There are times I would say “yes” to that question, but deep down I realize that in reality, what we are doing in general when we push our responsibilities aside is taking the easy road of immediate gratification. We are spending our present, and thus are not investing for our future. I’m not talking about money, but time. I asked myself this question this morning, “What am I doing right now that I will wish ten years from now I hadn’t?” It was thought-provoking. There habits (or lack thereof) in my Bible reading, prayer time, marriage, work, where I wonder if I will someday, sooner or later, wish I had done things differently.

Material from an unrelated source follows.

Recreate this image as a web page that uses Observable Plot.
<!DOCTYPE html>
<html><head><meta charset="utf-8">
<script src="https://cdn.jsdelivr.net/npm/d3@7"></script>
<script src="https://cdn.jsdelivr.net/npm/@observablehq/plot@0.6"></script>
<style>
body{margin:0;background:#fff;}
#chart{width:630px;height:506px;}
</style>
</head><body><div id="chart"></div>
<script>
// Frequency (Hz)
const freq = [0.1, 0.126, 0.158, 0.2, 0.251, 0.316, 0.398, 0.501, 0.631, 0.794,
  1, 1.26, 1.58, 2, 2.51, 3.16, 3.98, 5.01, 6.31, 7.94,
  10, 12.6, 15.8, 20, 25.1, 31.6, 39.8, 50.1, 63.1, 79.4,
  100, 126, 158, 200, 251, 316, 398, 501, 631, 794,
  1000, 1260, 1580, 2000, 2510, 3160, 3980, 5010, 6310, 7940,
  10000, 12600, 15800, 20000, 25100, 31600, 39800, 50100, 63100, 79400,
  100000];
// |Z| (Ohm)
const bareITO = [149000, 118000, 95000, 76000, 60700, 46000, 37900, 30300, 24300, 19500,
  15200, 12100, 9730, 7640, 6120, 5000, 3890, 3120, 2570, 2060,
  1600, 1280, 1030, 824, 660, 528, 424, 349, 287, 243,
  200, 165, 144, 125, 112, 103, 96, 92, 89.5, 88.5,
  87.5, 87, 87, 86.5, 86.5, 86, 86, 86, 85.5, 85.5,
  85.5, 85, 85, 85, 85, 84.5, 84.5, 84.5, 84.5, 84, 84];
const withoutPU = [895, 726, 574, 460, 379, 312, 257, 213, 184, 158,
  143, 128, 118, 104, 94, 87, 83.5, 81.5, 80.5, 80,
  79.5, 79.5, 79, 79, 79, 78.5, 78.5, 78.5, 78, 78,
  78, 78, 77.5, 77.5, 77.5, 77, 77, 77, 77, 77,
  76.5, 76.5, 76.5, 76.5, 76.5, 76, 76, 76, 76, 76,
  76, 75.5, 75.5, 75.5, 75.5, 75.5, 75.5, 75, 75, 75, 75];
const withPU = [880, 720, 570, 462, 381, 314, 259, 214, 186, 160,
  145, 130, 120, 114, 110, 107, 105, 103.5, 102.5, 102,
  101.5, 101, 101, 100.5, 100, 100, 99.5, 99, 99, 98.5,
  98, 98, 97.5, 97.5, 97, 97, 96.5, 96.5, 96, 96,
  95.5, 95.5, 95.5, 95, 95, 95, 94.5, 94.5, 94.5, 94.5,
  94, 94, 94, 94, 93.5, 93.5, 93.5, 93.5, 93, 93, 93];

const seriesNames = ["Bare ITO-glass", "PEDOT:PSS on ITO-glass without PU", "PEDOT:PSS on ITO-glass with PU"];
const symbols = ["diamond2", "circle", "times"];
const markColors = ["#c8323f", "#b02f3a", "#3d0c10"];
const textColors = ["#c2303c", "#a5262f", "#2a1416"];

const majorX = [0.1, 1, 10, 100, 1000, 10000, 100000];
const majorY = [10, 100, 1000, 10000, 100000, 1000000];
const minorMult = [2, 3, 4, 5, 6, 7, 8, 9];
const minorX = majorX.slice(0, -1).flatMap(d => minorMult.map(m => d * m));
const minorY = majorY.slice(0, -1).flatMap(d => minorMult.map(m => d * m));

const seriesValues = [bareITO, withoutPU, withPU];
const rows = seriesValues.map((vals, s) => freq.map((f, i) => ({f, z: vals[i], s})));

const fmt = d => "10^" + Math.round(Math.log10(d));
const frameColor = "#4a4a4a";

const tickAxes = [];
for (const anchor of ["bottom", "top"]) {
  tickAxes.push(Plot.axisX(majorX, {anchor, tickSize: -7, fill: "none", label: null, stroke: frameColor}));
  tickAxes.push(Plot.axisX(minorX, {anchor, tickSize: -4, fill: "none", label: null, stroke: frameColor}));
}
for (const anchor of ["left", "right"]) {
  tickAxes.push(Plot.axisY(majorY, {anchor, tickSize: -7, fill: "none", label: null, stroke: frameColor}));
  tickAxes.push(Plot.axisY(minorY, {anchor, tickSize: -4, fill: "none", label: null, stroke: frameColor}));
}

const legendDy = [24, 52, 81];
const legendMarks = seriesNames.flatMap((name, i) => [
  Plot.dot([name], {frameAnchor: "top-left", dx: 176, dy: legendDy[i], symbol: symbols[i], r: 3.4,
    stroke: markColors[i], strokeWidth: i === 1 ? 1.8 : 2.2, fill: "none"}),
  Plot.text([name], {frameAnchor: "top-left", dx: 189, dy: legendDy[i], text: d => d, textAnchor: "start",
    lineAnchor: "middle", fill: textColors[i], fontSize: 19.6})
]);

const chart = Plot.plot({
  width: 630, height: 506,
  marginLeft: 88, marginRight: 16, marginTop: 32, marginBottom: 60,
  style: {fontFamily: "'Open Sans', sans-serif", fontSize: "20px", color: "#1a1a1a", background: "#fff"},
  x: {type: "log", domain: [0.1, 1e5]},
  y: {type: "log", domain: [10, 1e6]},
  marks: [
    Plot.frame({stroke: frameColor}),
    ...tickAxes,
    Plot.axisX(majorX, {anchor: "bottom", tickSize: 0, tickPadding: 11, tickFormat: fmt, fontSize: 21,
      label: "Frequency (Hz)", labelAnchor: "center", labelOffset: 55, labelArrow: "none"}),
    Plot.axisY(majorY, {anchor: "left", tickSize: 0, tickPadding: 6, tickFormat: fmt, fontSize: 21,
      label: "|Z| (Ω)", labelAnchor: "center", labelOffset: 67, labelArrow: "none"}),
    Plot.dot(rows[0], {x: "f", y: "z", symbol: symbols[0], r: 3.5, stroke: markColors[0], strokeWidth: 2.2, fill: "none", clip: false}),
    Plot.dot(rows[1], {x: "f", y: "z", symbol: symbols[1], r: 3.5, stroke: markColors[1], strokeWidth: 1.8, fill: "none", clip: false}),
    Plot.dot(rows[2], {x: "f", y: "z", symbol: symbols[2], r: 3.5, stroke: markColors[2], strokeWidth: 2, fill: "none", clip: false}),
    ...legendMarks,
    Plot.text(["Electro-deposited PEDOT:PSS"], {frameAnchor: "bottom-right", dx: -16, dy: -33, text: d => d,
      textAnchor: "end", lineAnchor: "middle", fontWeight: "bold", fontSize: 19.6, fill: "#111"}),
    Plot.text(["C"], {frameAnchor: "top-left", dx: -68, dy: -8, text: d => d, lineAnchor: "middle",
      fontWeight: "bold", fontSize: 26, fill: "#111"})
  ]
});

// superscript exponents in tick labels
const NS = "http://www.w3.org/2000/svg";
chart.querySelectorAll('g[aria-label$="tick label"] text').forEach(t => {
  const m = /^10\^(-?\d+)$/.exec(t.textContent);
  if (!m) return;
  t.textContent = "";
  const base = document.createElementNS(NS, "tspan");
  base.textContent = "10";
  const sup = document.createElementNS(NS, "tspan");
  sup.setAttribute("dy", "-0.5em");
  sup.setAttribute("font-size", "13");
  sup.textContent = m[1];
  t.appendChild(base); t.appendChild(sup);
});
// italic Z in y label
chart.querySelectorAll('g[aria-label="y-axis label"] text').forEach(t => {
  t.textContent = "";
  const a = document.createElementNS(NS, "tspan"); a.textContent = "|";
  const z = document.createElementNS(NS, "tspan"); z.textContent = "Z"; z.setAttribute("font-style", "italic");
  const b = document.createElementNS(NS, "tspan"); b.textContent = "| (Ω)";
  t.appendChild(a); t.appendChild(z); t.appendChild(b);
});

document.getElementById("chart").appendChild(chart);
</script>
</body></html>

It’s not always possible, I remind myself, to know the eventuality of any given act, and it’s true that some things turn out far different than we think, but I must still be mindful of how my actions and decisions, even small ones, may impact my life. Some decisions are a simple exchange: gain comfort or ease or rest now, and pay later. Others are more complex, and have deeper ramifications, like what I do as a father or husband. Children need to spend time interacting with and learning from their parents, but also need to spend time exploring on their own, and hashing problems out themselves. But too often I gravitate toward the easier of the two camps, when my place is in the middle. That is the nature of being human, I suppose: there is a grain of laziness that’s always being fought off.

But one of my strongest negative emotions is regret. There are so many things I regret about my past, not that I was in a gang or did drugs or anything huge like that. But I feel sharply the missed opportunities or the times I can recognize I made a poor choice or used an ill word. Regret is a bit too powerful in my case, I think, because it can be crippling, but it has a purpose. Like pain, it is to remind of a problem and motivate me to do better, not to overcome me itself. As I look at my children, I believe it is necessary to try to remove myself from the equation and look at what I am doing objectively, as if I were not me. If I saw someone else, like one of my good friends, living the way I do, what would I think? Would I shake my head? Would I raise an eyebrow? I might not be able to predict the future, but I can at least look at those things whose eventualities will almost certainly not be positive, or the suppression of which will lead to growth for everyone. And I can choose to look in the telescope of God’s Word, and the common sense He has given me, and realize where my ship is heading. It’s hard to sail against the wind, but if the wind takes me to someplace I would rather not be, it is worth the fight.

I need to be mindful of what I do, because everything has a long-term result, even if only a small one. I have to invest in my present, in my “now,” so that in the future I can look back and thank God I didn’t end up far afield. And I need to pray about more things that I can’t surmise an eventuality for, because all things are in His hands, and if I involve Him in each step I take, my path will lead in His direction.

My son, forget not my law; but let thine heart keep my commandments:
For length of days, and long life, and peace, shall they add to thee. Let not mercy and truth forsake thee: bind them about thy neck; write them upon the table of thine heart:
So shalt thou find favour and good understanding in the sight of God and man.
Trust in the Lord with all thine heart; and lean not unto thine own understanding. In all thy ways acknowledge him, and he shall direct thy paths.
Be not wise in thine own eyes: fear the Lord, and depart from evil. It shall be health to thy navel, and marrow to thy bones.